Korean course at high school on island nurtures self-reliance
Shortly after the start of the new academic year, a class of high school freshmen was listening to Kim Kyoung-ah on the podium, who is in her seventh year of teaching Korean.
“You breathe differently to pronounce strong and weak sounds in Korean,” Kim said.
The students appeared tense at the seriousness of the Korean class they were taking on April 21.
Girls accounted for the overwhelming majority of the students. Seen applied to their pen cases and pencil boards were photos and sticky labels with images of their favorite K-pop stars.
But what was surprising is that the students were not in South Korea but at Prefectural Tsushima High School here on a remote island in Nagasaki Prefecture.
The current academic and fiscal year marks the 20th for a special curriculum at the school, which offers intensive lessons in Korean, something uncommon for a public high school in Japan.
Many of the students in the course are here on a prefectural program for “studying on a remote island,” having left their households at age 15.
More than a few of these students will go on to study at universities in South Korea.
Interviews with alumni of the course who studied on Tsushima island and in South Korea showed they have stayed in touch with South Korea in some way or other, although they have not been spared from the rough waves of the bilateral relations.
They were found, before everything else, to be characteristically teeming with a spirit of self-reliance.
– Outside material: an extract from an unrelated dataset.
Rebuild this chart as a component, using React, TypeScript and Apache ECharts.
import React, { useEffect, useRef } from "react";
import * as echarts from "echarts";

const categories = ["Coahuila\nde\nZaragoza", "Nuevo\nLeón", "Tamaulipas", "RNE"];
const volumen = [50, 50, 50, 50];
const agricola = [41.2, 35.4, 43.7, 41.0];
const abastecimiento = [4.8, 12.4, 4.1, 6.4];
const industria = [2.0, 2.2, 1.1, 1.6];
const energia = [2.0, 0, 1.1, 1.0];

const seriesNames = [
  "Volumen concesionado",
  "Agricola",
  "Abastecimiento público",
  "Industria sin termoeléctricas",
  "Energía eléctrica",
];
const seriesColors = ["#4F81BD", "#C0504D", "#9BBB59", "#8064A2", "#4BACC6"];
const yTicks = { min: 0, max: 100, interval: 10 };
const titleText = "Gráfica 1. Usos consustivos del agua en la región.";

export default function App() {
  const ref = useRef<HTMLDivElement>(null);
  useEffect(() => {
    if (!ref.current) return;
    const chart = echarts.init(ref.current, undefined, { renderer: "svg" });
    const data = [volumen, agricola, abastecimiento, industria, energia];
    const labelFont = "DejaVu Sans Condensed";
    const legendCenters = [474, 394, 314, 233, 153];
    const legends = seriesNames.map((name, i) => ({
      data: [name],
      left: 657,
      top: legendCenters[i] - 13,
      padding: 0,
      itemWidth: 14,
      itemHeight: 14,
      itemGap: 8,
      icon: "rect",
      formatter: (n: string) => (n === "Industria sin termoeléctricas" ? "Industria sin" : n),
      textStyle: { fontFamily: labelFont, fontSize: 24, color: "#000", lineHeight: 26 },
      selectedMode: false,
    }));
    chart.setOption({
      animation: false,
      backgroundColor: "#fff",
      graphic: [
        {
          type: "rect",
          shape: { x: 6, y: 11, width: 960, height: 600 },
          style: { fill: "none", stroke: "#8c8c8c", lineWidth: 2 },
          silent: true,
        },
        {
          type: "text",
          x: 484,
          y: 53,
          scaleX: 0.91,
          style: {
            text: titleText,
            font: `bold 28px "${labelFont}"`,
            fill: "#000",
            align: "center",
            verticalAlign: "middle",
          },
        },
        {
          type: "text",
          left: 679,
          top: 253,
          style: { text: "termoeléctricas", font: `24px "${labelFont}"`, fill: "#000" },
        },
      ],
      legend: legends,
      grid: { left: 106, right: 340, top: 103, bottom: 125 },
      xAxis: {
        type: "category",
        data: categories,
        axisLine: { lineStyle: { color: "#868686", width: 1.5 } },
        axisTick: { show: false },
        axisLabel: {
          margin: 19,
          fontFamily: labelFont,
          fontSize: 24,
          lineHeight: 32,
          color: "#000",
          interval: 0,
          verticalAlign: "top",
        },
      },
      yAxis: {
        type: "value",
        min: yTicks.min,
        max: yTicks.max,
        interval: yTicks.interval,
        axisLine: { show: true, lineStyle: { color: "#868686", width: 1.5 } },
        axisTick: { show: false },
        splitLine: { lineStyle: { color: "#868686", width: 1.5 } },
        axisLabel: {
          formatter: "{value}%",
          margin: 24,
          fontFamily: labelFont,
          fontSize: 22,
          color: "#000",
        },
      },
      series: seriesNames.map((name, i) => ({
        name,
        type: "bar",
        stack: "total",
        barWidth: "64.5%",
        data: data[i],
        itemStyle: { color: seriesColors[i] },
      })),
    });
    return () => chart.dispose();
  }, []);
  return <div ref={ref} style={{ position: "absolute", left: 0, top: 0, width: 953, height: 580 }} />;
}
Leach Lilly Midorikawa, a freshman, said she came from Karatsu, Saga Prefecture, to study Korean here because she has become a fan of Twice, a multinational all-girl pop group based in South Korea.
Midorikawa, whose father is from Australia, said she hopes to study at a South Korean university so she can learn to speak three languages, including English.
The studying on a remote island program was created by the Nagasaki prefectural board of education in fiscal 2003 for having high schools on the prefecture’s remote islands host students from outside the islands.
An international cultural exchange course, for teaching Korean and South Korea’s culture to students on the program, was set up at Tsushima High School on this “border island,” which lies only 50 kilometers from Busan.
The course was promoted in fiscal 2019 to the international cultural exchange department, where two teachers from South Korea give lessons to students so they become proficient enough in the language in three years to study at a South Korean university.
Admitted into the course by spring 2021 were 363 students from Kyushu, Kanto, Kinki and other regions. More than 70 of the alumni have gone on to study at universities in South Korea.
FOOTPRINTS ACROSS BORDERS
Kanako Mitani, 34, a native of the prefectural capital of Nagasaki, was among the first batch of students at the Korean course. She went on to attend Dong-A University in Busan and also went to study in Canada while she was enrolled there.
Mitani served stints at a Tokyo branch of a South Korean trading house and an information technology giant. She now works for a business in Kita-Kyushu, her husband’s hometown, where she uses both English and Korean to communicate with her business connections.
The international cultural exchange course was set up at Tsushima High School during the halcyon days around the time when Japan and South Korea co-hosted soccer's FIFA World Cup in 2002.